Of course, all good philosophical writing also functions as metaphor. Exile is a major theme throughout Camus’ writing as a metaphor for the moment we stop our mechanical thoughtless daily living and realize that there is no ultimate or cosmic meaning to our lives. Or if there is, we don’t know what it is. The universe replies only with silence.
In The Myth of Sisyphus, he claims that this is a feeling we all experience occasionally throughout our lives. This is what he means when he says the feeling of exile–that sensation of a void within which never left us. We can choose to ignore it, but we all carry that little voice inside that reminds us of what we, at moments, cannot help but feel: The universe is indifferent to my life and everything I do. There is no cosmic purpose or meaning to my life. From the point of view of eternity, my life and everything I do is insignificant.
Some might insist that there is ultimate meaning to each person’s life but, whatever it is, the universe is still silent as to what it is–which amounts to the same thing from the point of view seeking guidance on how to live.
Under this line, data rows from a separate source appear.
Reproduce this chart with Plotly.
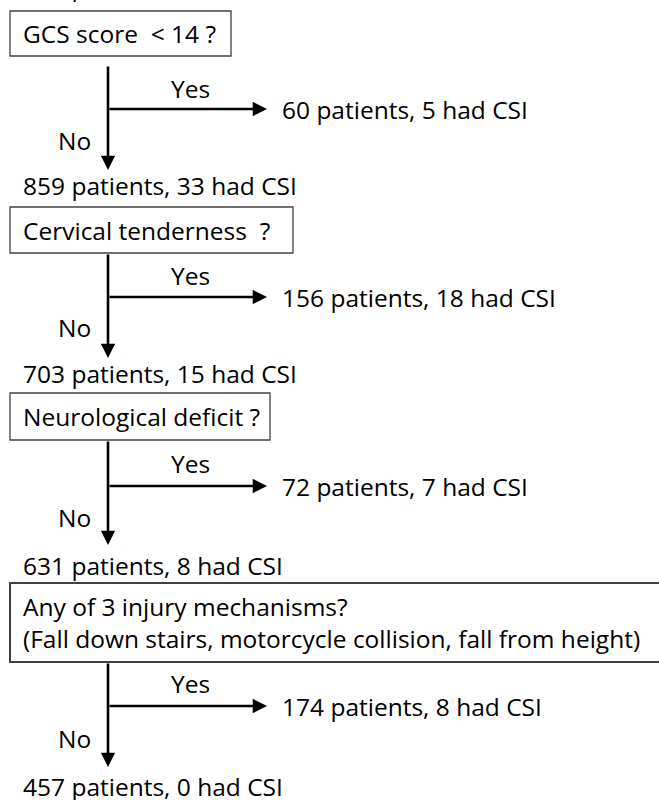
import plotly.graph_objects as go

# ---- data ----
total_patients = 919
total_csi = 38
questions = [
    "GCS score  < 14 ?",
    "Cervical tenderness  ?",
    "Neurological deficit ?",
    "Any of 3 injury mechanisms?<br>(Fall down stairs, motorcycle collision, fall from height)",
]
yes_patients = [60, 156, 72, 174]
yes_csi = [5, 18, 7, 8]
no_patients = [859, 703, 631, 457]
no_csi = [33, 15, 8, 0]

# ---- layout (pixel positions, y downward) ----
box_x1 = [231, 293, 270, 668]
box_y0 = [11, 207, 393, 583]
box_y1 = [56, 253, 440, 662]
box_line = [1.3, 1.3, 1.3, 2]
line_start = [65, 253, 440, 662]
arrow_tip = [170, 358, 545, 767]
branch_y = [109, 297, 486, 706]
yes_y = [88, 275, 463, 683]
no_y = [140, 327, 517, 738]
result_y = [185, 373, 565, 786]

FONT = "Open Sans"
FS = 24.5
W, H = 659, 800
stem_x = 108
branch_tip = 267

fig = go.Figure()
fig.add_trace(go.Scatter(x=[0, W], y=[0, H], mode="markers",
                         marker=dict(opacity=0), hoverinfo="skip", showlegend=False))

shapes = []
ann = []

def txt(x, y, s, xanchor="left", yanchor="middle"):
    ann.append(dict(x=x, y=y, xref="x", yref="y", text=s, showarrow=False,
                    xanchor=xanchor, yanchor=yanchor, align="left",
                    font=dict(family=FONT, size=FS, color="black")))

def arrow(x0, y0, x1, y1):
    ann.append(dict(x=x1, y=y1, ax=x0, ay=y0, xref="x", yref="y", axref="x", ayref="y",
                    text="", showarrow=True, arrowhead=2, arrowsize=1.1, arrowwidth=2.6,
                    arrowcolor="black", standoff=0, startstandoff=0))

# clipped top text
txt(21, 5, f"{total_patients} patients, {total_csi} had CSI", yanchor="bottom")

for i, q in enumerate(questions):
    shapes.append(dict(type="rect", xref="x", yref="y", x0=10, x1=box_x1[i],
                       y0=box_y0[i], y1=box_y1[i],
                       line=dict(color="#404040", width=box_line[i]), fillcolor="white"))
    txt(21, (box_y0[i] + box_y1[i]) / 2, q)
    arrow(stem_x, line_start[i], stem_x, arrow_tip[i])
    arrow(stem_x, branch_y[i], branch_tip, branch_y[i])
    txt(190, yes_y[i], "Yes", xanchor="center")
    txt(74, no_y[i], "No", xanchor="center")
    txt(280, branch_y[i], f"{yes_patients[i]} patients, {yes_csi[i]} had CSI")
    txt(21, result_y[i], f"{no_patients[i]} patients, {no_csi[i]} had CSI")

fig.update_layout(
    width=W, height=H, margin=dict(l=0, r=0, t=0, b=0),
    paper_bgcolor="white", plot_bgcolor="white",
    xaxis=dict(range=[0, W], visible=False, fixedrange=True),
    yaxis=dict(range=[H, 0], visible=False, fixedrange=True),
    shapes=shapes, annotations=ann, showlegend=False,
)
fig.write_html("out.html", config={"displayModeBar": False},
               post_script="document.body.style.margin='0';")
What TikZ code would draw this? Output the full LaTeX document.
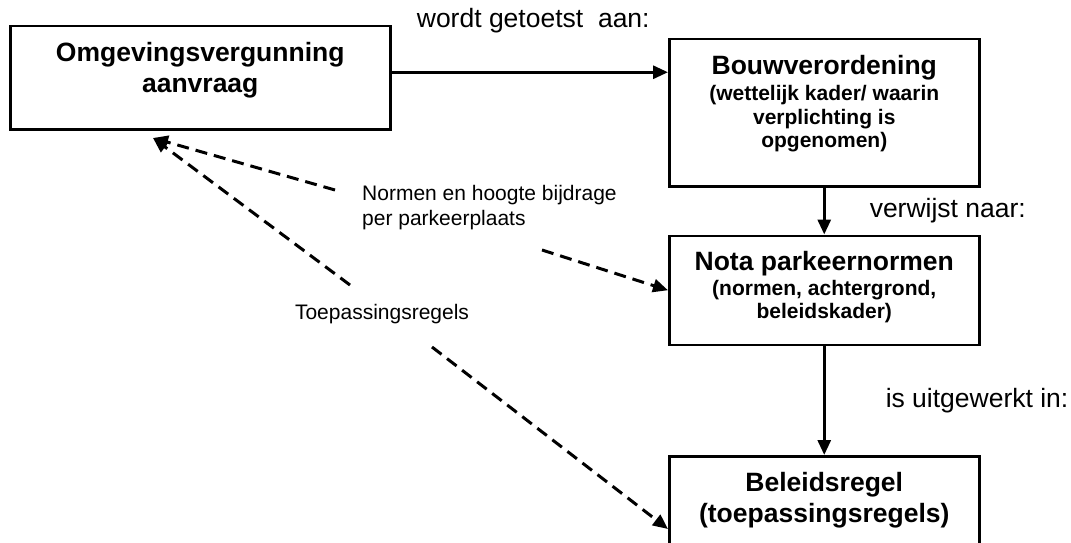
\documentclass[tikz,border=0pt]{standalone}
\usepackage{fontspec}
\setmainfont{Liberation Sans}
\usetikzlibrary{positioning,arrows.meta}
\newcommand\grootletter{\fontsize{26.5}{31}\selectfont}
\newcommand\kleinletter{\fontsize{21}{23.5}\selectfont}
\tikzset{
  blok/.style={draw, line width=2.5pt, inner sep=0pt, text width=310pt,
    align=flush center, text height=35pt, font=\grootletter\bfseries},
  pijl/.style={line width=3pt, -{Triangle[length=15pt,width=13pt]}},
  stippel/.style={pijl, dash pattern=on 12pt off 7pt},
  tekst/.style={inner sep=0pt, font=\grootletter},
  noot/.style={inner sep=0pt, font=\fontsize{21}{25}\selectfont},
}
\begin{document}
\begin{tikzpicture}[x=1pt,y=-1pt]
  \useasboundingbox (0,0) rectangle (1071,543);
  \clip (0,0) rectangle (1071,543);
  \node[blok, text width=380pt, text depth=68pt, anchor=north west] (Aanvraag) at (9,25)
    {Omgevingsvergunning\\aanvraag\par};
  \node[blok, text depth=112pt, anchor=north west] (Bouw) at (668,38)
    {Bouwverordening\\[3pt]\kleinletter (wettelijk kader/ waarin\\verplichting is\\opgenomen)\par};
  \node[blok, text depth=74pt] (Nota) [below=47pt of Bouw]
    {Nota parkeernormen\\[1pt]\kleinletter (normen, achtergrond,\\beleidskader)\par};
  \node[blok, text depth=90pt] (Regel) [below=109pt of Nota]
    {Beleidsregel\\(toepassingsregels)\par};
  \path[pijl]
    ([yshift=5.5pt]Aanvraag.east) edge node[tekst, above=38pt, xshift=3.5pt] {wordt getoetst\ \ aan:}
      ([yshift=5.5pt]Aanvraag.east -| Bouw.west)
    (Bouw) edge node[tekst, right=44pt] {verwijst naar:} (Nota)
    (Nota) edge node[tekst, right=60pt] {is uitgewerkt in:} (Regel);
  \coordinate (Punt) at (153,138);
  \coordinate (N1) at (335,190);
  \coordinate (N2) at (542,250);
  \coordinate (T1) at (350,285);
  \coordinate (T2) at (432,347);
  \node[noot, text width=270pt, align=flush left, anchor=base west] (Normen) at (362,200)
    {Normen en hoogte bijdrage\\per parkeerplaats\par};
  \node[noot, anchor=base] (Toepassing) at (382,319) {Toepassingsregels};
  \path[stippel]
    (N1) edge (Punt)
    (N2) edge (Nota.west)
    (T1) edge (Punt)
    (T2) edge ([yshift=-74pt]Regel.north west);
\end{tikzpicture}
\end{document}
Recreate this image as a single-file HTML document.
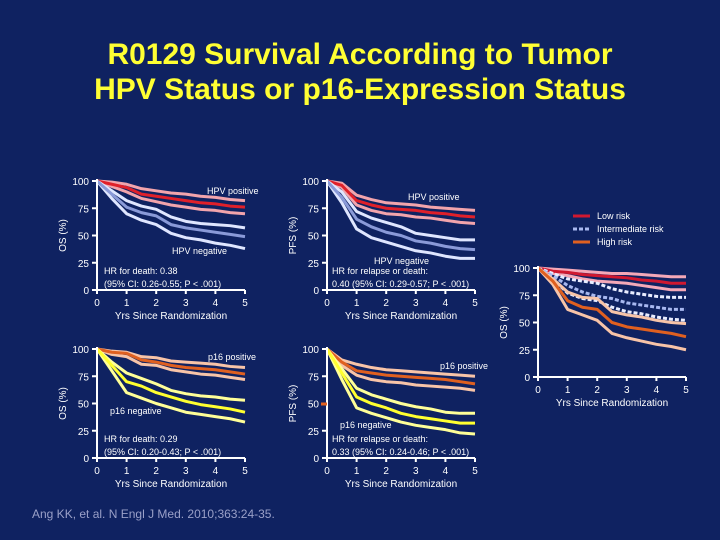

We can tell ourselves stories but we cannot know. For example, a child dies of Covid-19. What’s the cosmic significance of that child’s life and death? Whatever story we tell ourselves, it is ultimately a human creation; an exercise in human interpretation. Ask 10 people and you’ll get 10 different answers. The universe itself returns our searching gaze with silence. The meaning of our lives does not transcend the human meanings we give to it.
In the moments I have these thoughts and feelings I am exiled from my everyday way of living–the way we live most of our lives. This way of living tacitly assumes my life has a meaning beyond human meaning. All of us, we get up, eat breakfast, go to school or work, socialize, eat, sleep, perhaps travel, and make love. We repeat this over and over year after year. But occasionally we all step back from our lives and reflect:
Why am I doing what I’m doing? And why am I doing that? This reasoning saturates me with the feeling of my life’s ultimate insignificance. I feel out of place. The familiar, my sense of place, my everyday patterns of living no longer hold the meaning they once did. I am exiled from the familiarity of my life but am still confronted with the problem of how to live.
Those who look to banish these uncomfortable thoughts seek refuge in the past–a time before we were aware. This is the irrational longing to hark back to the past. But he who doesn’t shy away and, at the forefront of his mind, deliberately maintains his cosmic insignificance, Camus calls the absurd man. Despite the ultimate meaningless of his life, he still chooses to live. But how?
Let’s close with how we might manage and live with this feeling of exile from the self. Anxiety is another word for it. Here’s a short passage from The Myth of Sisyphus in which I’ve found guidance:
In that daily effort in which intelligence and passion mingle and delight each other, the absurd man discovers a discipline that will make up the greatest of his strengths. The required diligence, the doggedness, and lucidity thus resemble the conqueror’s attitude. To create is likewise to give shape to one’s fate.
Translation: Throw yourself into creative projects–writing, music, art, carpentry, modeling, pottery, home improvement, cooking, baking, whatever. It doesn’t matter that they don’t have cosmic significance or that they won’t survive eternity. It’s creative engagement that, in part, makes life worth living. Find activities which require intelligence and passion [to] mingle and delight each other.